As I’ve noted before, this kind of thing is not new, and is in fact an anxiety that recurs throughout the history of capitalism. Two decades ago, we had the likes of Jeremy Rifkin and Stanley Aronowitz musing about the “end of work” and the “jobless future.”
And these repeating waves of robo-futurism call into existence the same repeated insistence that robots are not, in fact, taking all the jobs. Doug Henwood was on this beat twenty years ago and remains on it today. Matthew Yglesias, likewise, calls fear of automation a “myth.”
One of the specific things that people like Henwood and Yglesias always cite is the productivity statistics. If we were seeing a wave of unprecedented automation, then we should be seeing rapid rises in measured labor productivity — that is, the amount of output that can be produced per hour of human labor. Instead, however, what we’ve seen is historically low productivity growth, compared to what happened in the middle and late twentieth century.
All of which leads commentators like Yglesias and Tyler Cowen to fret that the robots aren’t coming fast enough. Typical of most writers on this subject, Yglesias just worries vaguely that increases in productivity won’t happen for some unspecified reason.
I’ve argued a number of times for an explanation that connects the question of automation and productivity growth directly to wages and the general condition of labor. The basic idea is very simple. From the perspective of the boss, replacing a worker with a machine will be more appealing to the degree that the machine is (1) cheaper than the human worker and (2) more convenient and easier to control than the human worker.
This implies that if workers win higher wages and more control over their working conditions, their jobs are more likely to be automated. Indeed, arguments like this frequently crop up among critics of things like the Fight for 15 campaign, which demands higher wages for fast-food workers and other low-wage employees. Prototypes for automatic burger-making machines are cited in order to warn workers that their jobs are at risk of being automated away.

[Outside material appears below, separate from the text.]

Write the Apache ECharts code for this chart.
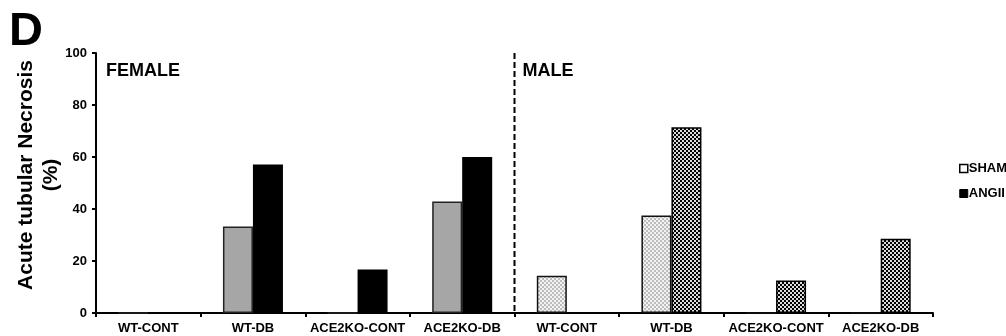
<!DOCTYPE html>
<html>
<head>
<meta charset="utf-8">
<script src="https://cdn.jsdelivr.net/npm/echarts@6/dist/echarts.min.js"></script>
<style>
  html, body { margin: 0; padding: 0; background: #fff; }
  #chart { width: 1006px; height: 336px; }
</style>
</head>
<body>
<div id="chart"></div>
<script>
// Groups along the x axis: four female groups followed by four male groups
const categories = ['WT-CONT', 'WT-DB', 'ACE2KO-CONT', 'ACE2KO-DB',
                    'WT-CONT', 'WT-DB', 'ACE2KO-CONT', 'ACE2KO-DB'];
const seriesNames = ['SHAM', 'ANGII'];
// Acute tubular necrosis (%) per group
const femaleSham  = [0, 33.3, 0, 42.9];
const femaleAngii = [0, 57.1, 16.7, 60.0];
const maleSham    = [14.3, 37.5, 0, 0];
const maleAngii   = [0, 71.4, 12.5, 28.6];
const yTicks = [0, 20, 40, 60, 80, 100];

const FONT = '"Liberation Sans", Arial, sans-serif';

// Fine checker fills used for the male bars
function checker(dark, light, cell) {
  const c = document.createElement('canvas');
  c.width = c.height = cell * 2;
  const g = c.getContext('2d');
  g.fillStyle = light; g.fillRect(0, 0, cell * 2, cell * 2);
  g.fillStyle = dark;
  g.fillRect(0, 0, cell, cell);
  g.fillRect(cell, cell, cell, cell);
  return c;
}
const lightChecker = { image: checker('#bdbdbd', '#f2f2f2', 2), repeat: 'repeat' };
const darkChecker  = { image: checker('#000000', '#dcdcdc', 2), repeat: 'repeat' };

function buildData(female, male, femaleStyle, maleStyle) {
  return female.map(v => ({ value: v, itemStyle: femaleStyle }))
    .concat(male.map(v => ({ value: v, itemStyle: maleStyle })));
}

const chart = echarts.init(document.getElementById('chart'), null, { renderer: 'canvas' });

const option = {
  animation: false,
  backgroundColor: '#fff',
  grid: { left: 96, right: 73, top: 53, bottom: 23, containLabel: false },
  legend: {
    orient: 'vertical',
    left: 954,
    top: 157,
    itemWidth: 8,
    itemHeight: 8,
    itemGap: 12,
    textStyle: { fontFamily: FONT, fontWeight: 'bold', fontSize: 13, color: '#000', padding: [0, 0, 0, -4] },
    data: [
      { name: 'SHAM', icon: 'rect', itemStyle: { color: '#fff', borderColor: '#000', borderWidth: 1.5 } },
      { name: 'ANGII', icon: 'rect', itemStyle: { color: '#000', borderColor: '#000', borderWidth: 1 } }
    ]
  },
  xAxis: {
    type: 'category',
    data: categories,
    boundaryGap: true,
    axisLine: { lineStyle: { color: '#000', width: 2 } },
    axisTick: { show: true, alignWithLabel: false, length: 4, lineStyle: { color: '#000', width: 2 } },
    axisLabel: { interval: 0, margin: 9, color: '#000', fontFamily: FONT, fontWeight: 'bold', fontSize: 13 },
    splitLine: { show: false }
  },
  yAxis: {
    type: 'value',
    min: yTicks[0],
    max: yTicks[yTicks.length - 1],
    interval: yTicks[1] - yTicks[0],
    axisLine: { show: true, lineStyle: { color: '#000', width: 2 } },
    axisTick: { show: true, length: 4, lineStyle: { color: '#000', width: 2 } },
    axisLabel: { margin: 9, color: '#000', fontFamily: FONT, fontWeight: 'bold', fontSize: 13 },
    splitLine: { show: false }
  },
  series: [
    {
      name: seriesNames[0],
      type: 'bar',
      barWidth: 30,
      barGap: '0%',
      data: buildData(femaleSham, maleSham,
        { color: '#a6a6a6', borderColor: '#222', borderWidth: 1.5 },
        { color: lightChecker, borderColor: '#111', borderWidth: 1.5 })
    },
    {
      name: seriesNames[1],
      type: 'bar',
      barWidth: 30,
      barGap: '0%',
      data: buildData(femaleAngii, maleAngii,
        { color: '#000', borderColor: '#000', borderWidth: 1.5 },
        { color: darkChecker, borderColor: '#000', borderWidth: 1.5 })
    }
  ]
};

chart.setOption(option);

// Divider between the female and male halves, plus panel text
const xa = chart.convertToPixel({ xAxisIndex: 0 }, 3);
const xb = chart.convertToPixel({ xAxisIndex: 0 }, 4);
const xDiv = (xa + xb) / 2;
const yTop = chart.convertToPixel({ yAxisIndex: 0 }, yTicks[yTicks.length - 1]);
const yBot = chart.convertToPixel({ yAxisIndex: 0 }, yTicks[0]);
const yMid = (yTop + yBot) / 2;

chart.setOption({
  graphic: [
    { type: 'line', shape: { x1: xDiv, y1: yTop, x2: xDiv, y2: yBot },
      style: { stroke: '#000', lineWidth: 2, lineDash: [6, 3] }, z: 10 },
    { type: 'text', left: 9, top: 9,
      style: { text: 'D', font: 'bold 47px ' + FONT, fill: '#000' } },
    { type: 'text', x: 106, y: 62,
      style: { text: 'FEMALE', font: 'bold 18px ' + FONT, fill: '#000' } },
    { type: 'text', x: xDiv + 8, y: 62,
      style: { text: 'MALE', font: 'bold 18px ' + FONT, fill: '#000' } },
    { type: 'text', x: 26, y: yMid - 8, rotation: Math.PI / 2,
      style: { text: 'Acute tubular Necrosis', font: 'bold 21px ' + FONT, fill: '#000',
               align: 'center', verticalAlign: 'middle' } },
    { type: 'text', x: 51, y: yMid - 8, rotation: Math.PI / 2,
      style: { text: '(%)', font: 'bold 21px ' + FONT, fill: '#000',
               align: 'center', verticalAlign: 'middle' } }
  ]
});
</script>
</body>
</html>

I regard such warnings not as arguments against higher wages, but arguments for them. Workers, in the course of fighting for their interests, drive the dialectic that forces capitalists to find less labor-intensive ways of producing. The next political task, then, is to make sure that the benefits of such innovation accrue to the masses, and not to a small class of robot owners.
What I fear most is not that all of our labor will be replaced with machines. Rather, like Yglesias, I worry that it won’t be — but for a slightly different reason. Again, bosses prefer workers to machines when they are cheaper and easier to control. Hence the truly dystopian prospect is that the worker herself is treated as if she were a machine, rather than being replaced by one.
Which brings us back, finally, to the Chinese lingerie merchants. The article’s author, Peter Hessler, speaks to one such merchant and asks him to comment on the biggest problem facing Egypt. To his surprise, his subject, Lin Xianfei, has a quick answer: gender inequality.
But Lin doesn’t turn out to be some sort of secret passionate feminist. Rather, his perspective turns on the exigencies of capital accumulation. For it turns out that while one kind of patriarchy is an impediment to business, another kind can be quite valuable to the shrewd businessman.
The problem, from Lin’s perspective, is that Egyptian women in his region don’t work in wage labor at all, or if they do they only do so for short periods of time, before marrying and retreating into the home. Even worse, local norms about proper female behavior preclude taking women out of their homes to live on site in massive dormitories, as might be done in China. Thus it becomes unfeasible to run factories on twenty-four-hour production cycles.
Hiring men, meanwhile, is out of the question — another man, Xu Xin, tells Hessler that Egyptian men are too lazy and undisciplined for manufacturing work. Hessler goes on to note that “at the start of the economic boom in China, bosses hired young women because they could be paid less and controlled more easily than men.”
He proceeds to comment that female Chinese workers turned out to be “more motivated,” as though he is identifying something distinct from their weaker power position relative to men. But it is really the same thing. “More motivated,” here, refers to the drive to work hard for the boss, for someone else’s profits and someone else’s riches. To behave, in other words, like obedient machines. The Chinese capitalist objects to the patriarchal structure of rural Egyptian society not because it is patriarchy, then, but because it is a form of patriarchy that is inconvenient to capital accumulation.
And sure enough, faced with recalcitrant humans, the textile magnates of Egypt turn to the same solution that the Chinese electronics firm Foxconn adopted in the wake of worker uprisings there. Wang Weiqiang echoes the other industrialists’ complaints about Egyptian labor: the men are lazy, the women “will work only during the daytime.” As a result, “he intends to introduce greater mechanization in hopes of maximizing the short workday.”
Greater mechanization and the maximization of a short work day might seem tragic to the capitalist, but it summarizes the short-term goal of the post-work socialist left. Ornery, demanding workers spur technological developments that further this goal.
And the socialist-feminist rendition of this project insists that we can prevent workers from being treated as machines not by shielding them with patriarchal and paternalistic morals, but rather by insisting that men and women alike can recognize their paid and unpaid labor in order to better refuse it.